> **To do**
Every line containing the word "this" needs to be found and copied.

> **Records to process**
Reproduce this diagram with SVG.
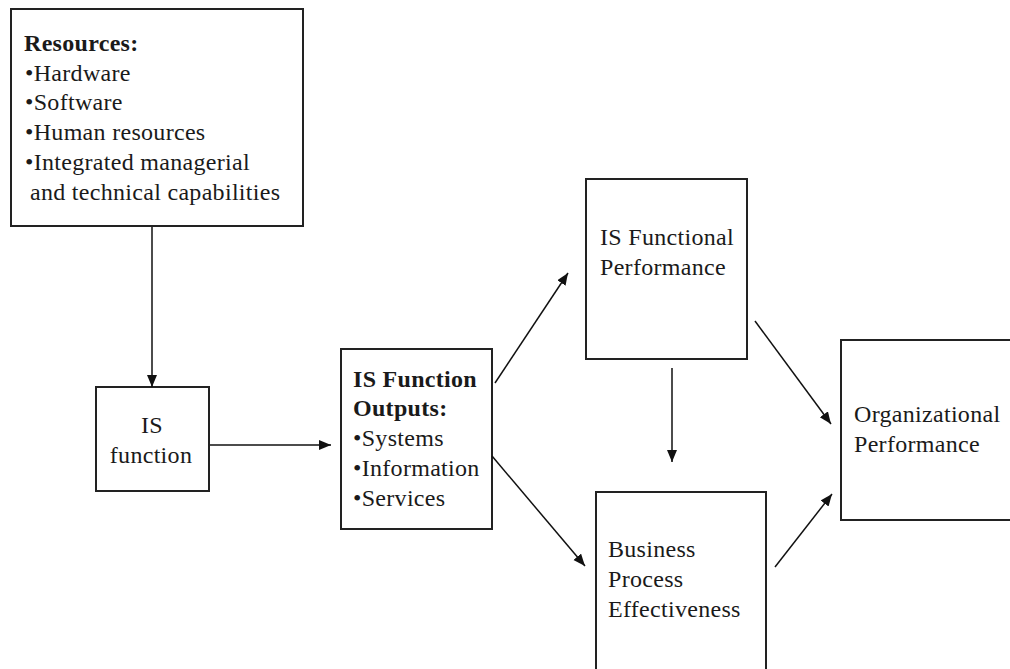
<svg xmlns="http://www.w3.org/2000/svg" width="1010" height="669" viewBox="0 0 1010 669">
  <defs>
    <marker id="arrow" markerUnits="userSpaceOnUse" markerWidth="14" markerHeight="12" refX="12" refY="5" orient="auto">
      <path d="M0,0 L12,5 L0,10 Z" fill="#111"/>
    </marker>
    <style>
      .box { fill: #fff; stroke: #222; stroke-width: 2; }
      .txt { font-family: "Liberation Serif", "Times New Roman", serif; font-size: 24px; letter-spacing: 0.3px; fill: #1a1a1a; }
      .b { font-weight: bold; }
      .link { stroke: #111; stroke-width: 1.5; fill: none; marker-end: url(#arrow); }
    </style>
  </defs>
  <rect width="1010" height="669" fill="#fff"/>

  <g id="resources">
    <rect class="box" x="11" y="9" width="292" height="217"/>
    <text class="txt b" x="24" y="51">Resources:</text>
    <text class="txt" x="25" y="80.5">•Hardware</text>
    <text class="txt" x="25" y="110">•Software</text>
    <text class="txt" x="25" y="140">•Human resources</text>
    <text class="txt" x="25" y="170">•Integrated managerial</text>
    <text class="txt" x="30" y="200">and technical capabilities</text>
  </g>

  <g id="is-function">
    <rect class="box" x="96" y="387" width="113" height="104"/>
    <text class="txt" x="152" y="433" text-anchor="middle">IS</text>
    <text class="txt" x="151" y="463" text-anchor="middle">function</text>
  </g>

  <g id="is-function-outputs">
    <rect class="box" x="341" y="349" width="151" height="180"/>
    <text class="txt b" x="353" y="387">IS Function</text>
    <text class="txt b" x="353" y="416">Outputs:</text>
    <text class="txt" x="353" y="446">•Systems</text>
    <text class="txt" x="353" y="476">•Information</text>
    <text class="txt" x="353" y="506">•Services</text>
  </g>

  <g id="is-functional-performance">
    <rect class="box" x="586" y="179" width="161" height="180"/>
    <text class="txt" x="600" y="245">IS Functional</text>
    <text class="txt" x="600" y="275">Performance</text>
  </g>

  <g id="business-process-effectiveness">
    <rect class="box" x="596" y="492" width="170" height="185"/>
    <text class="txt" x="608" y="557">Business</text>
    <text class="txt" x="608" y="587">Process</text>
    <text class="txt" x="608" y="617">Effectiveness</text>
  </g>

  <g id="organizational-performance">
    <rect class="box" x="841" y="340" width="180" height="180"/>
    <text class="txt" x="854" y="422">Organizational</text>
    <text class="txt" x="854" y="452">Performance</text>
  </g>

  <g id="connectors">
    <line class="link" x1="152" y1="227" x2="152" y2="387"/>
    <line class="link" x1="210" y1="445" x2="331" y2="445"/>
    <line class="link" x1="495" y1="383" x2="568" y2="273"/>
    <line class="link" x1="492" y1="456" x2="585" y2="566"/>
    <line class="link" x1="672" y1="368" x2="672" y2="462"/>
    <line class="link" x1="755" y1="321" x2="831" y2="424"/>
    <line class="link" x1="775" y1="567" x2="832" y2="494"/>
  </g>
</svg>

--

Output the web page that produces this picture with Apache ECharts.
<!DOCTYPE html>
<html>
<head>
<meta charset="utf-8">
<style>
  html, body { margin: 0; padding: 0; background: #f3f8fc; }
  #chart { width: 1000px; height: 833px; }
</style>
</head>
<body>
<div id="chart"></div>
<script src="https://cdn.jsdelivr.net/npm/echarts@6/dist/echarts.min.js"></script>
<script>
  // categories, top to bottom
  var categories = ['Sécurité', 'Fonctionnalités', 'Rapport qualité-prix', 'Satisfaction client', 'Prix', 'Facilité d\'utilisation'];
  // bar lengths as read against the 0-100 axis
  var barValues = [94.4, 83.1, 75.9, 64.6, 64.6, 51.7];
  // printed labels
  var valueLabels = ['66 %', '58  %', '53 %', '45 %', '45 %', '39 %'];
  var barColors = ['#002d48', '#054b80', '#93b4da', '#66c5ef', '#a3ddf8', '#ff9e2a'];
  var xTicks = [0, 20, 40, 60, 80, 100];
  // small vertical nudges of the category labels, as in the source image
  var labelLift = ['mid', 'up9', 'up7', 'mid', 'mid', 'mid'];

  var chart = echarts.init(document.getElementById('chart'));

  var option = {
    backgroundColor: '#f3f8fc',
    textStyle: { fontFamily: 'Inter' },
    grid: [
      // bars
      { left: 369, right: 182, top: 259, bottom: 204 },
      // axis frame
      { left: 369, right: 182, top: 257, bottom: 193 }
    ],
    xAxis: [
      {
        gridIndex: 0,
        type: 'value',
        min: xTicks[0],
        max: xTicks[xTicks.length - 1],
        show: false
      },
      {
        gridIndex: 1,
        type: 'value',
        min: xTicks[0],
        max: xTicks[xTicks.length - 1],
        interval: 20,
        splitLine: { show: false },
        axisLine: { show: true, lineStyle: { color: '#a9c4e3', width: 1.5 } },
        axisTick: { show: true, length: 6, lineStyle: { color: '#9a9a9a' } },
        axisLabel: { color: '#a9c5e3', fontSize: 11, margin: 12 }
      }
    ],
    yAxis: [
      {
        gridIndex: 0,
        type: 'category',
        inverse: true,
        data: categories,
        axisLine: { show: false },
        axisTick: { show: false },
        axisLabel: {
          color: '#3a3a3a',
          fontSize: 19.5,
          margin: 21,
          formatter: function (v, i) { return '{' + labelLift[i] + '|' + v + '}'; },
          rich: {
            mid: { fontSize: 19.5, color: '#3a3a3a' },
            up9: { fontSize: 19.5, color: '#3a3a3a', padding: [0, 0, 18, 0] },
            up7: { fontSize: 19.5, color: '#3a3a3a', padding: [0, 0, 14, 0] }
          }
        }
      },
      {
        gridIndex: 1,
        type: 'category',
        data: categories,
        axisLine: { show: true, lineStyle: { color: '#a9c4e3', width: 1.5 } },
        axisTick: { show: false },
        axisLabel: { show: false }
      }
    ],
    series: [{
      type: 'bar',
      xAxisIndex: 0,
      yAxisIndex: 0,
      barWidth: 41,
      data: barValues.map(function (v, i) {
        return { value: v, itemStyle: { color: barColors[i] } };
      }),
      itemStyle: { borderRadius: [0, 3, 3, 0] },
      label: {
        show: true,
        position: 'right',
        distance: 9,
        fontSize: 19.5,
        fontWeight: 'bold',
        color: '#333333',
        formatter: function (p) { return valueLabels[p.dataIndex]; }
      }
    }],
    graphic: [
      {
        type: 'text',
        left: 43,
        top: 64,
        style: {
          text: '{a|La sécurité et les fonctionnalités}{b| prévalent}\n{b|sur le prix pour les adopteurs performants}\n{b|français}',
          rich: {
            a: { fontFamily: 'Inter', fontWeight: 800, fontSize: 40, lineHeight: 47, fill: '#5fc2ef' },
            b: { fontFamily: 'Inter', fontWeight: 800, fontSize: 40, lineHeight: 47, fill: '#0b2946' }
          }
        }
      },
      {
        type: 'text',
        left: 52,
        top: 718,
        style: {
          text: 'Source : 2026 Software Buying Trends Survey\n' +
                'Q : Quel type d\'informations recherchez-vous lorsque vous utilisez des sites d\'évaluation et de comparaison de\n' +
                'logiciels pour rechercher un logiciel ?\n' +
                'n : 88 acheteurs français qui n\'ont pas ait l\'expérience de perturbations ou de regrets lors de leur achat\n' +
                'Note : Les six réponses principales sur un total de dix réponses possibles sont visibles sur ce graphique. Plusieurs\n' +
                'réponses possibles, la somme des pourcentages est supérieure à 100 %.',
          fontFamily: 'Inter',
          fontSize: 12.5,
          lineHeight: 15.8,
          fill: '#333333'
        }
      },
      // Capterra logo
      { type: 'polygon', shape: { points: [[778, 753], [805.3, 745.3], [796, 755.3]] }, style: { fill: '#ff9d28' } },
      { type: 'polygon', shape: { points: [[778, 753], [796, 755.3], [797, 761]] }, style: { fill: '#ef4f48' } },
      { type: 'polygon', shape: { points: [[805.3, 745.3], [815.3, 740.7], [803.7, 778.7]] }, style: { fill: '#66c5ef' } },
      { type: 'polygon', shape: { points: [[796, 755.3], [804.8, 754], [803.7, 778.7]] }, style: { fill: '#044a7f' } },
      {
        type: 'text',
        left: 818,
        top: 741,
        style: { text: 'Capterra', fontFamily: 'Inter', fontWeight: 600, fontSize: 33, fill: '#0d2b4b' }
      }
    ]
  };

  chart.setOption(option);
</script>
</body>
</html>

> **Written response**
Reproduce this diagram with SVG.
Output the web page that produces this picture with Apache ECharts.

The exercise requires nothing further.